The expression "cofix ident1 binder1 : type1 with with identn bindern : typen for identi" denotes the \(i\)-th component of a block of terms defined by a mutual guarded corecursion. It is the local counterpart of the CoFixpoint command. When \(n=1\), the "for identi" clause is omitted.

Top-level definitions of corecursive functions

Command CoFixpoint cofix_definition with cofix_definition*
cofix_definition::=ident_decl binder* : type? := term? decl_notations?

This command introduces a method for constructing an infinite object of a coinductive type. For example, the stream containing all natural numbers can be introduced by applying the following method to the number O (see Section Coinductive types for the definition of Stream, hd and tl):

CoFixpoint from (n:nat) : Stream := Seq n (from (S n)).
from is defined from is corecursively defined

Unlike recursive definitions, there is no decreasing argument in a corecursive definition. To be admissible, a method of construction must provide at least one extra constructor of the infinite object for each iteration. A syntactical guard condition is imposed on corecursive definitions in order to ensure this: each recursive call in the definition must be protected by at least one constructor, and only by constructors. That is the case in the former definition, where the single recursive call of from is guarded by an application of Seq. On the contrary, the following recursive function does not satisfy the guard condition:

Fail CoFixpoint filter (p:nat -> bool) (s:Stream) : Stream :=   if p (hd s) then Seq (hd s) (filter p (tl s)) else filter p (tl s).
The command has indeed failed with message: Recursive definition of filter is ill-formed. In environment filter : (nat -> bool) -> Stream -> Stream p : nat -> bool s : Stream Unguarded recursive call in "filter p (tl s)". Recursive definition is: "fun (p : nat -> bool) (s : Stream) => if p (hd s) then {| hd := hd s; tl := filter p (tl s) |} else filter p (tl s)".

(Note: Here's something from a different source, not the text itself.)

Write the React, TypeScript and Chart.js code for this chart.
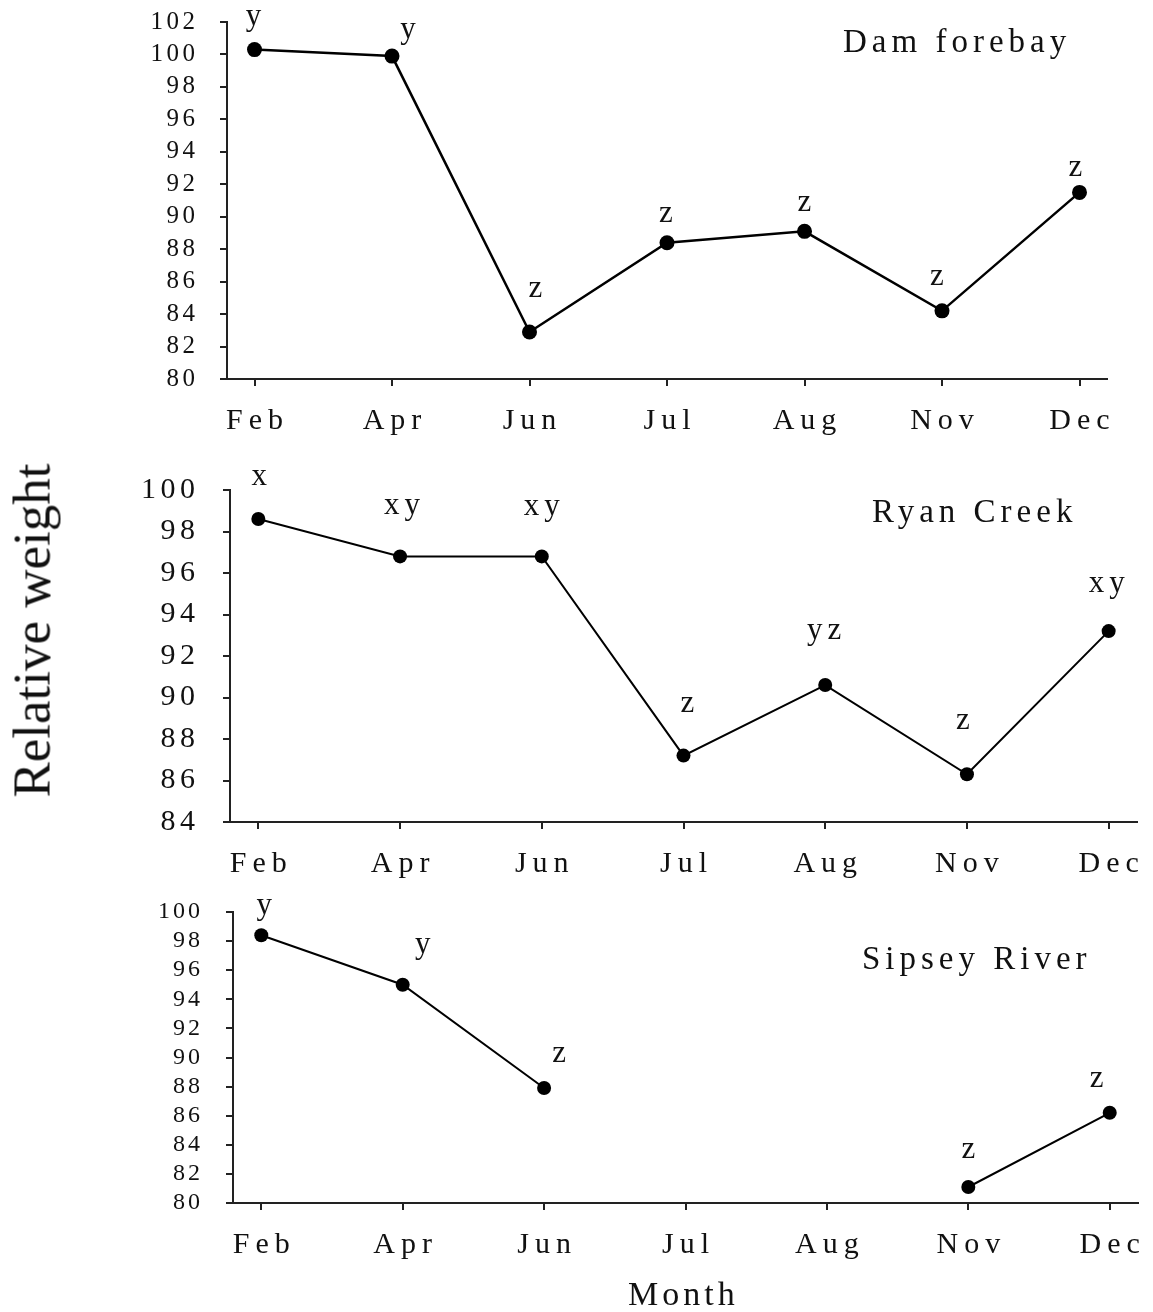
import React, { useEffect, useRef } from "react";
import { Chart, registerables } from "chart.js";
Chart.register(...registerables);

// ---------- data ----------
const months = ["Feb", "Apr", "Jun", "Jul", "Aug", "Nov", "Dec"];

const damForebay = [100.3, 99.9, 82.9, 88.4, 89.1, 84.2, 91.5];
const damLetters = ["y", "y", "z", "z", "z", "z", "z"];
const damYRange = [80, 102];

const ryanCreek = [98.6, 96.8, 96.8, 87.2, 90.6, 86.3, 93.2];
const ryanLetters = ["x", "xy", "xy", "z", "yz", "z", "xy"];
const ryanYRange = [84, 100];

const sipseyRiver = [98.4, 95.0, 87.9, null, null, 81.1, 86.2];
const sipseyLetters = ["y", "y", "z", "", "", "z", "z"];
const sipseyYRange = [80, 100];

const yStep = 2;

const FONT = "'Liberation Serif', 'Times New Roman', serif";

type Panel = {
  values: (number | null)[];
  letters: string[];
  yRange: number[];
  top: number;
  height: number;
  left: number;
  right: number;
  areaTop: number;
  areaBottom: number;
  yFont: number;
  yLs: number;
  yPad: number;
  xFont: number;
  xLs: number;
  xPad: number;
  letterFont: number;
  letterLs: number;
  lineWidth: number;
  pointRadius: number;
  offsets: number[][];
};

const panels: Panel[] = [
  {
    values: damForebay,
    letters: damLetters,
    yRange: damYRange,
    top: 0,
    height: 440,
    left: 227,
    right: 1107,
    areaTop: 22,
    areaBottom: 379,
    yFont: 25,
    yLs: 3.5,
    yPad: 25,
    xFont: 30,
    xLs: 6,
    xPad: 17,
    letterFont: 31,
    letterLs: 4,
    lineWidth: 2.5,
    pointRadius: 7.5,
    offsets: [[-1, -25], [16, -18], [6, -35], [-1, -21], [0, -20], [-5, -26], [-4, -16]],
  },
  {
    values: ryanCreek,
    letters: ryanLetters,
    yRange: ryanYRange,
    top: 440,
    height: 440,
    left: 230,
    right: 1137,
    areaTop: 490,
    areaBottom: 822,
    yFont: 30,
    yLs: 4.5,
    yPad: 28,
    xFont: 30,
    xLs: 6,
    xPad: 17,
    letterFont: 31,
    letterLs: 5,
    lineWidth: 2,
    pointRadius: 7,
    offsets: [[1, -34], [2, -42], [0, -41], [4, -44], [-1, -46], [-4, -45], [-2, -39]],
  },
  {
    values: sipseyRiver,
    letters: sipseyLetters,
    yRange: sipseyYRange,
    top: 880,
    height: 432,
    left: 233,
    right: 1138,
    areaTop: 912,
    areaBottom: 1203,
    yFont: 24,
    yLs: 3,
    yPad: 26,
    xFont: 30,
    xLs: 6,
    xPad: 17,
    letterFont: 31,
    letterLs: 4,
    lineWidth: 2,
    pointRadius: 7,
    offsets: [[3, -21], [20, -32], [15, -26], [0, 0], [0, 0], [0, -29], [-13, -26]],
  },
];

function PanelChart({ p }: { p: Panel }) {
  const ref = useRef<HTMLCanvasElement | null>(null);
  useEffect(() => {
    if (!ref.current) return;
    const areaTopRel = p.areaTop - p.top;
    const areaBottomRel = p.areaBottom - p.top;

    const plugin = {
      id: "panelExtras",
      beforeDraw(chart: any) {
        const patch = (scale: any, ls: number, dx: number) => {
          if (!scale || scale.__patched) return;
          const orig = scale.drawLabels.bind(scale);
          scale.drawLabels = (area: any) => {
            const ctx = chart.ctx;
            ctx.save();
            (ctx as any).letterSpacing = ls + "px";
            ctx.translate(dx, 0);
            orig(area);
            ctx.restore();
          };
          scale.__patched = true;
        };
        patch(chart.scales.x, p.xLs, p.xLs / 2);
        patch(chart.scales.y, p.yLs, p.yLs);
      },
      afterDatasetsDraw(chart: any) {
        const ctx = chart.ctx;
        const xs = chart.scales.x;
        const ys = chart.scales.y;
        ctx.save();
        ctx.font = `${p.letterFont}px ${FONT}`;
        (ctx as any).letterSpacing = p.letterLs + "px";
        ctx.textAlign = "center";
        ctx.textBaseline = "alphabetic";
        ctx.fillStyle = "#111";
        p.letters.forEach((t, i) => {
          const v = p.values[i];
          if (!t || v === null) return;
          const off = p.offsets[i] || [0, -30];
          const px = xs.getPixelForValue(i);
          const py = ys.getPixelForValue(v);
          ctx.fillText(t, px + off[0] + p.letterLs / 2, py + off[1]);
        });
        ctx.restore();
      },
    };

    const chart = new Chart(ref.current, {
      type: "line",
      data: {
        datasets: [
          {
            data: p.values.map((v, i) => ({ x: i, y: v })) as any,
            borderColor: "#000",
            borderWidth: p.lineWidth,
            pointRadius: p.pointRadius,
            pointBackgroundColor: "#000",
            pointBorderColor: "#000",
            pointBorderWidth: 0,
            tension: 0,
            fill: false,
            spanGaps: false,
            clip: false as any,
          },
        ],
      },
      options: {
        animation: false,
        responsive: false,
        maintainAspectRatio: false,
        events: [],
        layout: {
          padding: { left: 0, right: 1153 - p.right, top: areaTopRel, bottom: 0 },
        },
        plugins: {
          legend: { display: false },
          tooltip: { enabled: false },
          title: { display: false },
        },
        scales: {
          x: {
            type: "linear",
            min: -0.2,
            max: 6.2,
            grid: {
              display: true,
              drawOnChartArea: false,
              drawTicks: true,
              tickLength: 7,
              lineWidth: 2,
              color: "#222",
            },
            border: { display: true, color: "#222", width: 2 },
            ticks: {
              stepSize: 1,
              includeBounds: false,
              autoSkip: false,
              maxRotation: 0,
              minRotation: 0,
              padding: p.xPad,
              color: "#111",
              font: { family: FONT, size: p.xFont },
              callback: (v: any) => months[v as number] ?? "",
            },
            afterFit: (s: any) => {
              s.height = p.height - areaBottomRel;
              s.paddingLeft = 0;
              s.paddingRight = 0;
            },
          },
          y: {
            type: "linear",
            min: p.yRange[0],
            max: p.yRange[1],
            grid: {
              display: true,
              drawOnChartArea: false,
              drawTicks: true,
              tickLength: 7,
              lineWidth: 2,
              color: "#222",
            },
            border: { display: true, color: "#222", width: 2 },
            ticks: {
              stepSize: yStep,
              autoSkip: false,
              padding: p.yPad,
              color: "#111",
              font: { family: FONT, size: p.yFont },
            },
            afterFit: (s: any) => {
              s.width = p.left;
              s.paddingTop = 0;
              s.paddingBottom = 0;
            },
          },
        },
      } as any,
      plugins: [plugin as any],
    });
    return () => chart.destroy();
  }, [p]);

  return (
    <canvas
      ref={ref}
      width={1153}
      height={p.height}
      style={{ position: "absolute", left: 0, top: p.top, width: 1153, height: p.height }}
    />
  );
}

const titleStyle = (left: number, top: number): React.CSSProperties => ({
  position: "absolute",
  left,
  top,
  fontFamily: FONT,
  fontSize: 33,
  lineHeight: "33px",
  letterSpacing: "5px",
  color: "#111",
  whiteSpace: "nowrap",
});

export default function App() {
  return (
    <div
      style={{
        position: "absolute",
        left: 0,
        top: 0,
        width: 1153,
        height: 1312,
        background: "#fff",
        overflow: "hidden",
      }}
    >
      {panels.map((p, i) => (
        <PanelChart key={i} p={p} />
      ))}
      <div style={titleStyle(843, 25)}>Dam forebay</div>
      <div style={titleStyle(872, 495)}>Ryan Creek</div>
      <div style={titleStyle(862, 942)}>Sipsey River</div>
      <div
        style={{
          position: "absolute",
          left: 32 - 170,
          top: 630 - 26.5,
          width: 340,
          height: 53,
          lineHeight: "53px",
          fontSize: 53,
          fontFamily: FONT,
          textAlign: "center",
          color: "#111",
          transform: "rotate(-90deg)",
          transformOrigin: "50% 50%",
          whiteSpace: "nowrap",
        }}
      >
        Relative weight
      </div>
      <div
        style={{
          position: "absolute",
          left: 628,
          top: 1277,
          fontFamily: FONT,
          fontSize: 34,
          lineHeight: "34px",
          letterSpacing: "4px",
          color: "#111",
          whiteSpace: "nowrap",
        }}
      >
        Month
      </div>
    </div>
  );
}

The elimination of corecursive definition is done lazily, i.e. the definition is expanded only when it occurs at the head of an application which is the argument of a case analysis expression. In any other context, it is considered as a canonical expression which is completely evaluated. We can test this using the command Eval, which computes the normal forms of a term:

Eval compute in (from 0).
= (cofix from (n : nat) : Stream := {| hd := n; tl := from (S n) |}) 0 : Stream
Eval compute in (hd (from 0)).
= 0 : nat
Eval compute in (tl (from 0)).
= (cofix from (n : nat) : Stream := {| hd := n; tl := from (S n) |}) 1 : Stream

As in the Fixpoint command, the with clause allows simultaneously defining several mutual cofixpoints.

If term is omitted, type is required and Coq enters proof mode. This can be used to define a term incrementally, in particular by relying on the refine tactic. In this case, the proof should be terminated with Defined in order to define a constant for which the computational behavior is relevant. See Entering and exiting proof mode.